We actually publish each year the "Cost/Benfit" numbers for each faculty member here at Compass Heading U. For a FT/TT professor to "break even" you need at least 30 bodies per class. For an adjunct, it works out to 8 per class.
In order to generate revenue at a profitable level, a college composed entirely of adjunct could get away with class sizes in the 20-30 range. For a college of all FT/TT, that needs to be increased to 50-70.
So under what model does the student benefit?
A small class taught by a dedicated adjunct?
Or a large class taught by research/service/I've already got tenure and I don't care full timer?
No, the anti-adjunct argujment certainly isn't driven by concern for het quality of education.
So what is it driven by?
Sober introspection please.
Cui Bono . . .
These are some of the reasons heavy reliance on adjuncts might reduce teaching quality: not that we adjuncts aren't great teachers, but that the situation is working against us. And by the way, I've never been paid $5K as an adjunct at a CC or four-year college. Try $1500-$4000. Teaching graduate classes as an adjunct, the pay is much better, but I suspect that situation is much more rare.

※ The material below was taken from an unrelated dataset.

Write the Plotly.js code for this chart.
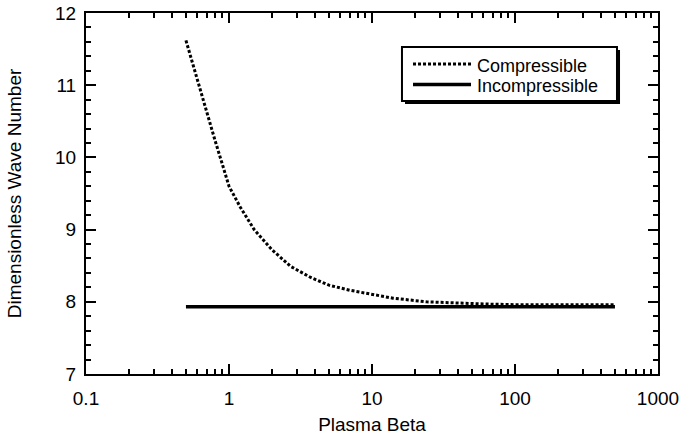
<!DOCTYPE html>
<html>
<head>
<meta charset="utf-8">
<script src="https://cdn.plot.ly/plotly-3.0.1.min.js"></script>
<style>html,body{margin:0;padding:0;background:#fff;}#chart{width:697px;height:445px;}</style>
</head>
<body>
<div id="chart"></div>
<script>
// Plasma beta values (x) and dimensionless wave number (y)
const betaCompressible = [0.5, 0.6, 0.7, 0.8, 0.9, 1.0, 1.2, 1.5, 2, 2.7, 3.7, 5, 7, 10, 14, 24, 40, 60, 100, 200, 500];
const waveCompressible = [11.62, 11.07, 10.62, 10.23, 9.90, 9.60, 9.31, 9.0, 8.72, 8.49, 8.34, 8.23, 8.16, 8.10, 8.05, 8.00, 7.98, 7.97, 7.96, 7.96, 7.96];
const betaIncompressible = [0.5, 500];
const waveIncompressible = [7.93, 7.93];
const seriesNames = ["Compressible", "Incompressible"];
const xTickVals = [0.1, 1, 10, 100, 1000];
const xTickText = ["0.1", "1", "10", "100", "1000"];
const xTitle = "Plasma Beta";
const yTitle = "Dimensionless Wave Number";

const FONT = "Arial, 'Liberation Sans', Helvetica, sans-serif";
const DOT = "3px,2px";

const traces = [
  {x: betaCompressible, y: waveCompressible, name: seriesNames[0], mode: "lines",
   line: {color: "#000", width: 3, dash: DOT}},
  {x: betaIncompressible, y: waveIncompressible, name: seriesNames[1], mode: "lines",
   line: {color: "#000", width: 3.5}}
];

const axisCommon = {
  showline: true, linecolor: "#000", linewidth: 2, mirror: "ticks",
  ticks: "inside", ticklen: 10, tickwidth: 2, tickcolor: "#000",
  showgrid: false, zeroline: false,
  tickfont: {family: FONT, size: 19, color: "#000"}
};

// Legend box (drawn as a framed box with drop shadow, like the original)
const lg = {x0: 0.5524, x1: 0.9283, y0: 0.7562, y1: 0.9058, sx: 0.0053, sy: 0.0083,
            lx0: 0.5717, lx1: 0.6731, row1: 0.8587, row2: 0.8019, tx: 0.6818, t1: 0.8532, t2: 0.7964};

const layout = {
  width: 697, height: 445,
  margin: {l: 86, r: 39, t: 13, b: 71},
  paper_bgcolor: "#fff", plot_bgcolor: "#fff",
  font: {family: FONT, color: "#000"},
  showlegend: false,
  shapes: [
    {type: "rect", xref: "paper", yref: "paper", layer: "above",
     x0: lg.x0 + lg.sx, x1: lg.x1 + lg.sx, y0: lg.y0 - lg.sy, y1: lg.y1 - lg.sy,
     fillcolor: "#000", line: {width: 0}},
    {type: "rect", xref: "paper", yref: "paper", layer: "above",
     x0: lg.x0, x1: lg.x1, y0: lg.y0, y1: lg.y1,
     fillcolor: "#fff", line: {color: "#000", width: 2}},
    {type: "line", xref: "paper", yref: "paper", layer: "above",
     x0: lg.lx0, x1: lg.lx1, y0: lg.row1, y1: lg.row1,
     line: {color: "#000", width: 3, dash: DOT}},
    {type: "line", xref: "paper", yref: "paper", layer: "above",
     x0: lg.lx0, x1: lg.lx1, y0: lg.row2, y1: lg.row2,
     line: {color: "#000", width: 3.5}}
  ],
  annotations: [
    {xref: "paper", yref: "paper", x: lg.tx, y: lg.t1, xanchor: "left", yanchor: "middle",
     borderpad: 0, text: seriesNames[0], showarrow: false, font: {family: FONT, size: 18, color: "#000"}},
    {xref: "paper", yref: "paper", x: lg.tx, y: lg.t2, xanchor: "left", yanchor: "middle",
     borderpad: 0, text: seriesNames[1], showarrow: false, font: {family: FONT, size: 18, color: "#000"}}
  ],
  xaxis: Object.assign({}, axisCommon, {
    type: "log", range: [-1, 3],
    tickvals: xTickVals, ticktext: xTickText,
    ticklabelstandoff: 6,
    minor: {ticks: "inside", ticklen: 5, tickwidth: 2, tickcolor: "#000", dtick: "D1", showgrid: false},
    title: {text: xTitle, font: {family: FONT, size: 19, color: "#000"}, standoff: 10}
  }),
  yaxis: Object.assign({}, axisCommon, {
    range: [7, 12], dtick: 1, tick0: 7,
    ticklabelstandoff: 4,
    minor: {ticks: "inside", ticklen: 5, tickwidth: 2, tickcolor: "#000", dtick: 0.2, showgrid: false},
    title: {text: yTitle, font: {family: FONT, size: 19, color: "#000"}, standoff: 28}
  })
};

Plotly.newPlot("chart", traces, layout, {displayModeBar: false, staticPlot: true});
</script>
</body>
</html>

I was going to say the same thing about the 100 k$/year salary, but I know that neither rate is unusual at major university with high tuition. Our CC has a hard time competing for adjuncts with the higher pay at a nearby university.
The "breakeven" calculation implies that the Directional State University in question charges around $200 to $210 per semester hour for in-state tuition. If your school charges enough tuition that 5 students are paying your salary, you need to be sure your students know where their money is not going!
By the way, if that prof is making $100,000 in salary (direct cost), that means fringe benefits plus retirement run to $140 - 150,000 or so. That raises the breakeven class size into the 30s. If it is the total cost to the college, then the salary is in the mid 60s, which I consider unlikely for good old Compass Heading U.
As for faculty earning 100K+, I suspect the unspoken bit from "Yet another confused professor" is that the Tenured, or Tenure Track professors are bringing in consulting/research funding as well, which is helpful not only in supplementing salaries, but also in generating both revenue and reputation for "Compass Heading U."
That said, we drag far-afield of the discussion started by Dean Dad. Simply put--he posits that the value (quality relative to price) of the education is what is driving more "traditional" students to the CC. I would posit that, while that MAY be true, it is perhaps just as likely that today's "educational consumer" doesn't understand the quality component.
How is a high school student, or their parent who has never attended college, to evaluate the educational quality received at a community college vs a SLAC or "Big State U?" Perhaps they rely on standardized entrance tests (selectivity in--quality out?) Or maybe they rely on US News and World Report rankings.
Or maybe they see a ticket requiring a "punch" and assume any ticket-puncher would work. "Any ticket puncher" then means "cheaper community college."
I bring in ~ 1.5 times my salary in overhead, 2x my salary in student support and 1 month of my summer salary. The other month I get by consulting and in the third month I rest (not really). My grants also support research faculty.
My gripe, such as it is, is that I am not that far ahead of colleagues who bring in no support. Research without research support is expensive onanism.
"Research without research support is . . . "
The result of a *genuine* (not publish or perish spewery) intellectual curiosity?
Well, I guess that depends on what kind of research you are doing!
Point Second:
Using "Compass Heading U" as the benchmark- College of Business Administration- AACSB Salary Survey for Assistant Professors right out of Terminal Degree Factory- $100k+ direct 9 month salary for FT/TT not including research funding @ $10k internal/$50k external; not including summer teaching @ $12k per semester capped at 3/12 above and beyond. Oh and consider the 3/5 teaching schedule $100k cost does not take into account 20 hrs/week of TA covered by the university (said TA doing most of the "drudge" work). And you wonder why breakeaven class size at Big State U is upwards of 50 students per class? And for adjuncts @ $5k per class is significantly smaller? Like around 10 per class?